■ **OBJECTIVE**
Leave out every picture. Copy exactly the lines from the one holding "What matplotlib code" through the one holding "fig = plt.figure(figsize=(5.67, 8.64), dpi=100)".

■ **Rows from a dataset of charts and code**
■ ■ ■

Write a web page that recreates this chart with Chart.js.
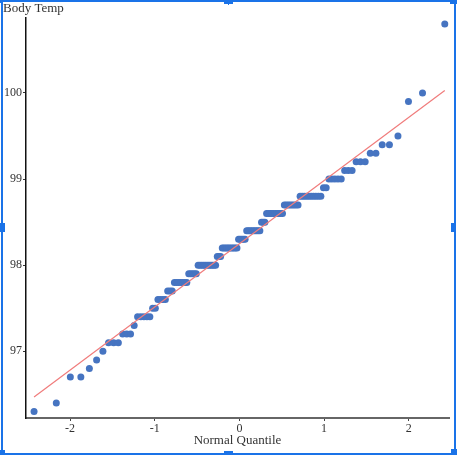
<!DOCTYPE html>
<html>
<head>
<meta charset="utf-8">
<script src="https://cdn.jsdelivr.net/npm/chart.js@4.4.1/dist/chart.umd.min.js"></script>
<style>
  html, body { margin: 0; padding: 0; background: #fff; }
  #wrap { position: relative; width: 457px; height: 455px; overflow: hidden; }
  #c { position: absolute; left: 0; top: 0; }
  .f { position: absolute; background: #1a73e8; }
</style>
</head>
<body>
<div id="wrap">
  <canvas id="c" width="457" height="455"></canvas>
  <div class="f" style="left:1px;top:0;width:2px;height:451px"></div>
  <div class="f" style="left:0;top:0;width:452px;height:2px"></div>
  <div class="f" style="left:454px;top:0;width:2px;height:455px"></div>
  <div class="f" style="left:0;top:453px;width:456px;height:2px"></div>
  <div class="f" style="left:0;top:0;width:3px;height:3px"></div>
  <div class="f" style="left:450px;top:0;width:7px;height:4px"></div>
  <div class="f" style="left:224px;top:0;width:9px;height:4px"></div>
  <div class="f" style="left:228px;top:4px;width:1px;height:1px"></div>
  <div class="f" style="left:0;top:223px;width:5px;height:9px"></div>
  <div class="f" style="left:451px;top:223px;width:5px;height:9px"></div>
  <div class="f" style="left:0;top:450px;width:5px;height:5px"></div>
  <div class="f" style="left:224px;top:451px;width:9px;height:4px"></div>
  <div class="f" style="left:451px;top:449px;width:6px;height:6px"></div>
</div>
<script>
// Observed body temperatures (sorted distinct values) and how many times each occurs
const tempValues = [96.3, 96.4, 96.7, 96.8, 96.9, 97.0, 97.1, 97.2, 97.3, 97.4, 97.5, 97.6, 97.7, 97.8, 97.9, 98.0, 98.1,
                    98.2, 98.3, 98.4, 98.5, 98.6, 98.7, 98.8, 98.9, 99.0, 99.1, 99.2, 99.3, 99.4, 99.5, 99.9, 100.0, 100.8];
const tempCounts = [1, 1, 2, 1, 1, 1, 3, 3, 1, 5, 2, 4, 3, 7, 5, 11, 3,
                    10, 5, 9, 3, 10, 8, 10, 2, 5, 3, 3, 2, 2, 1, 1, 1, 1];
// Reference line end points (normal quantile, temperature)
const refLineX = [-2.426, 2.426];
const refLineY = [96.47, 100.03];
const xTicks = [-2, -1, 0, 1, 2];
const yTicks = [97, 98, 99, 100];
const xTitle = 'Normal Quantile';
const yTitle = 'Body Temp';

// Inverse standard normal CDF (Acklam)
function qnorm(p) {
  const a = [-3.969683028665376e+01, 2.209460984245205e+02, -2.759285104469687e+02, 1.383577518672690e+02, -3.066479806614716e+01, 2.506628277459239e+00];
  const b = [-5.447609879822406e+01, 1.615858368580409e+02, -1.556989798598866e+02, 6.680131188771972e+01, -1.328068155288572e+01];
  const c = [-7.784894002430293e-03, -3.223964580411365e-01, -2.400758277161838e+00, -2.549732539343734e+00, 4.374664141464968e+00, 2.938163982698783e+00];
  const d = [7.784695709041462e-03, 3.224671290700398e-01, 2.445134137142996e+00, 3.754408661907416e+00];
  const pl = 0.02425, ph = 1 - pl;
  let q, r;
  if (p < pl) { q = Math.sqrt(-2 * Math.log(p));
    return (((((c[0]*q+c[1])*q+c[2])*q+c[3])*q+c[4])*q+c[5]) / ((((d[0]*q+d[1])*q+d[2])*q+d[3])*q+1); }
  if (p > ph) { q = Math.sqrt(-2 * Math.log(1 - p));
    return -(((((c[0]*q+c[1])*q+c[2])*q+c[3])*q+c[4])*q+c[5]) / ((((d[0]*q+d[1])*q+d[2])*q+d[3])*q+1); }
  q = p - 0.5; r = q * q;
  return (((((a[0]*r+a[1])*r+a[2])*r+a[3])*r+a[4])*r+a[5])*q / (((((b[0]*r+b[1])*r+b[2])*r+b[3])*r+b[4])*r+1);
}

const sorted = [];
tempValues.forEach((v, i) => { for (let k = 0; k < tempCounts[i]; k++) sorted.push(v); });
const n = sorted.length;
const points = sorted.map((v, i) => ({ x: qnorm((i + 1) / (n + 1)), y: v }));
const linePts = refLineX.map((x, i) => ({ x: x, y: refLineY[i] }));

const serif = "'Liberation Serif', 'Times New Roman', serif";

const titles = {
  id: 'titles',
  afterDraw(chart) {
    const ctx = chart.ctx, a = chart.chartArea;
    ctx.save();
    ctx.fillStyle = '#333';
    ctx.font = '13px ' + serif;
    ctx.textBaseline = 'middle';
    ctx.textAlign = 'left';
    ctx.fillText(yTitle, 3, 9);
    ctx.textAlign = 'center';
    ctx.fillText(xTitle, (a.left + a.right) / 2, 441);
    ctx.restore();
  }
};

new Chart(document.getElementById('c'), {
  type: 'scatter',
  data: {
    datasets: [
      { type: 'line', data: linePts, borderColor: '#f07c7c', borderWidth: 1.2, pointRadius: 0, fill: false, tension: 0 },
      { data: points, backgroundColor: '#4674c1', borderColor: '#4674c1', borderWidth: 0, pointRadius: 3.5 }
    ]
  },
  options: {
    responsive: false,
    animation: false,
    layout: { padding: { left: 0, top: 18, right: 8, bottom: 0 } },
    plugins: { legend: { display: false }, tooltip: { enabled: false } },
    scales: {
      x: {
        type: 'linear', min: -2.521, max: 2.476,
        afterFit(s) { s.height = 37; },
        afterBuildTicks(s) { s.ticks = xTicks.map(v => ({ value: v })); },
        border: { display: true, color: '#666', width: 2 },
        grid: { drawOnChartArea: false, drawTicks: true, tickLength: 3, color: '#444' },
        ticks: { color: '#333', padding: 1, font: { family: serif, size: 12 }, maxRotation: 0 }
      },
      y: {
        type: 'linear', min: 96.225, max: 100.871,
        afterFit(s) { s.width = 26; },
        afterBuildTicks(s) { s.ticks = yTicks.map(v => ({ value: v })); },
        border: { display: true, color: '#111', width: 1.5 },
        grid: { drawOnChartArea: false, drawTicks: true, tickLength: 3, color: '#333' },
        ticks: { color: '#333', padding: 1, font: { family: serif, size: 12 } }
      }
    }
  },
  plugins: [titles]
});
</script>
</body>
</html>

■ ■ ■

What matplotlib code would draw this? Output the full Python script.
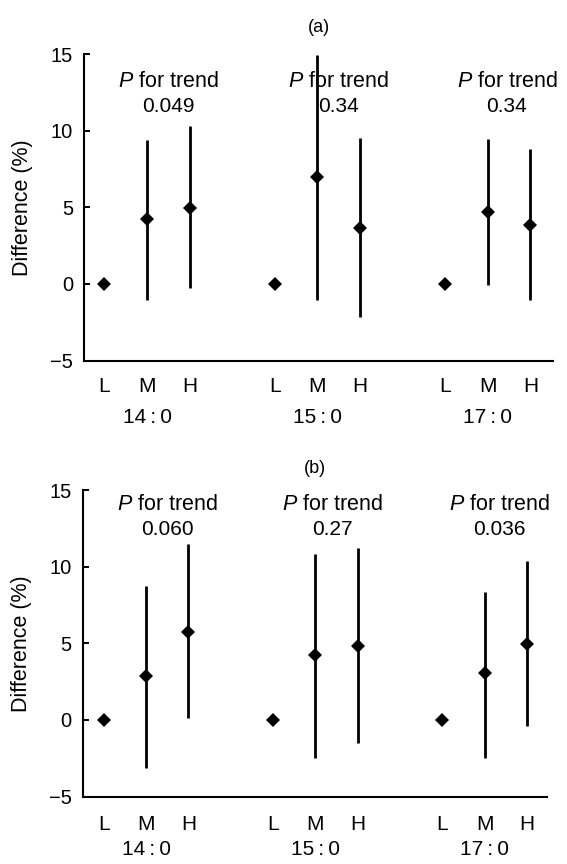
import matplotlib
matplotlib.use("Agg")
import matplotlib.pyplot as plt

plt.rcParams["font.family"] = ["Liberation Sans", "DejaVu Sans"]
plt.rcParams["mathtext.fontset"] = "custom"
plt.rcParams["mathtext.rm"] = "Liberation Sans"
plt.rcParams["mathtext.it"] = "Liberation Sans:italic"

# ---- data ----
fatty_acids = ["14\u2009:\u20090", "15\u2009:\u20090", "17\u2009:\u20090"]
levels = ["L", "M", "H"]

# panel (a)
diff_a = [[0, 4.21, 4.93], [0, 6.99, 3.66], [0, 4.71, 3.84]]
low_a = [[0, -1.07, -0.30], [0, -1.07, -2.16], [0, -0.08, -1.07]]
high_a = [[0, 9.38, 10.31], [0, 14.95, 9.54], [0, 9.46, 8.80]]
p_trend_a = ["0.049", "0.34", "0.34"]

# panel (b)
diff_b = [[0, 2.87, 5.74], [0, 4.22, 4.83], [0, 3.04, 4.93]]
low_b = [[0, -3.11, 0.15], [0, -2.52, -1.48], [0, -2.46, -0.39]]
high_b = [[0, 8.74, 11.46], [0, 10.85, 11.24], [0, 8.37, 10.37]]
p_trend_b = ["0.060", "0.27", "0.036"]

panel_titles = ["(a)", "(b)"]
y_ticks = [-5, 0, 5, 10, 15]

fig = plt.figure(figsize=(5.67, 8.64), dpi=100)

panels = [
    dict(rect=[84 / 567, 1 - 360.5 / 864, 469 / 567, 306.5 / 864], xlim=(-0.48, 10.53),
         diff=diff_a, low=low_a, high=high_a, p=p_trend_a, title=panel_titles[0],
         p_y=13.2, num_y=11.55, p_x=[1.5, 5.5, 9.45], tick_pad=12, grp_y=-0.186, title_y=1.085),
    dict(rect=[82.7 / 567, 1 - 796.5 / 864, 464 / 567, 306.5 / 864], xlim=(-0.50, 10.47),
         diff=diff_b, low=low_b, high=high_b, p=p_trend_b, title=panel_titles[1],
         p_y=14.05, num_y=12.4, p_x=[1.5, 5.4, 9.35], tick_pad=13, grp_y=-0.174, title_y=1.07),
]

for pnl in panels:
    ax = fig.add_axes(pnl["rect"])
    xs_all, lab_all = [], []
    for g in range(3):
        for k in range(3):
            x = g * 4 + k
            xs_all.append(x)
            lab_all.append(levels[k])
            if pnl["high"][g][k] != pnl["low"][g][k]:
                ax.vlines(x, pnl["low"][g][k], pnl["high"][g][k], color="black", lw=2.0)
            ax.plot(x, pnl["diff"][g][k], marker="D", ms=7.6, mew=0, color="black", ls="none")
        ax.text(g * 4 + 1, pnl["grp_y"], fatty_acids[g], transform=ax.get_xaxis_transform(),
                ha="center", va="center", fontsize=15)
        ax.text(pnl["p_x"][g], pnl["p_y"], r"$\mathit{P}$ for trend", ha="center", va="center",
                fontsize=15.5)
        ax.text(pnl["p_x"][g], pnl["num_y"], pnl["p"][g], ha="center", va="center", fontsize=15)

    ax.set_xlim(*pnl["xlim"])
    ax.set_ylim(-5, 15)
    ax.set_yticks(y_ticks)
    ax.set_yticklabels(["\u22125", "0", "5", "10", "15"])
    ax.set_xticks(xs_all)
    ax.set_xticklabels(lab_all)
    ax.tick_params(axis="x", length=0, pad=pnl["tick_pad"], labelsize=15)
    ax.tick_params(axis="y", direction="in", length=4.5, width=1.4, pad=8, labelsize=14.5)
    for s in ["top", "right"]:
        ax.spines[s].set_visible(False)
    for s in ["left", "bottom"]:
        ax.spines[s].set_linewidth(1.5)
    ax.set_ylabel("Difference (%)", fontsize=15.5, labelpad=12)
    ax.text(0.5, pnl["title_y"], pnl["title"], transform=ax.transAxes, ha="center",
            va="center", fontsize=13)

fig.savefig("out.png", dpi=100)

■ ■ ■

■ **ANSWER TO THIS TASK**
What matplotlib code would draw this? Output the full Python script.
import matplotlib
matplotlib.use("Agg")
import matplotlib.pyplot as plt

plt.rcParams["font.family"] = ["Liberation Sans", "DejaVu Sans"]
plt.rcParams["mathtext.fontset"] = "custom"
plt.rcParams["mathtext.rm"] = "Liberation Sans"
plt.rcParams["mathtext.it"] = "Liberation Sans:italic"

# ---- data ----
fatty_acids = ["14\u2009:\u20090", "15\u2009:\u20090", "17\u2009:\u20090"]
levels = ["L", "M", "H"]

# panel (a)
diff_a = [[0, 4.21, 4.93], [0, 6.99, 3.66], [0, 4.71, 3.84]]
low_a = [[0, -1.07, -0.30], [0, -1.07, -2.16], [0, -0.08, -1.07]]
high_a = [[0, 9.38, 10.31], [0, 14.95, 9.54], [0, 9.46, 8.80]]
p_trend_a = ["0.049", "0.34", "0.34"]

# panel (b)
diff_b = [[0, 2.87, 5.74], [0, 4.22, 4.83], [0, 3.04, 4.93]]
low_b = [[0, -3.11, 0.15], [0, -2.52, -1.48], [0, -2.46, -0.39]]
high_b = [[0, 8.74, 11.46], [0, 10.85, 11.24], [0, 8.37, 10.37]]
p_trend_b = ["0.060", "0.27", "0.036"]

panel_titles = ["(a)", "(b)"]
y_ticks = [-5, 0, 5, 10, 15]

fig = plt.figure(figsize=(5.67, 8.64), dpi=100)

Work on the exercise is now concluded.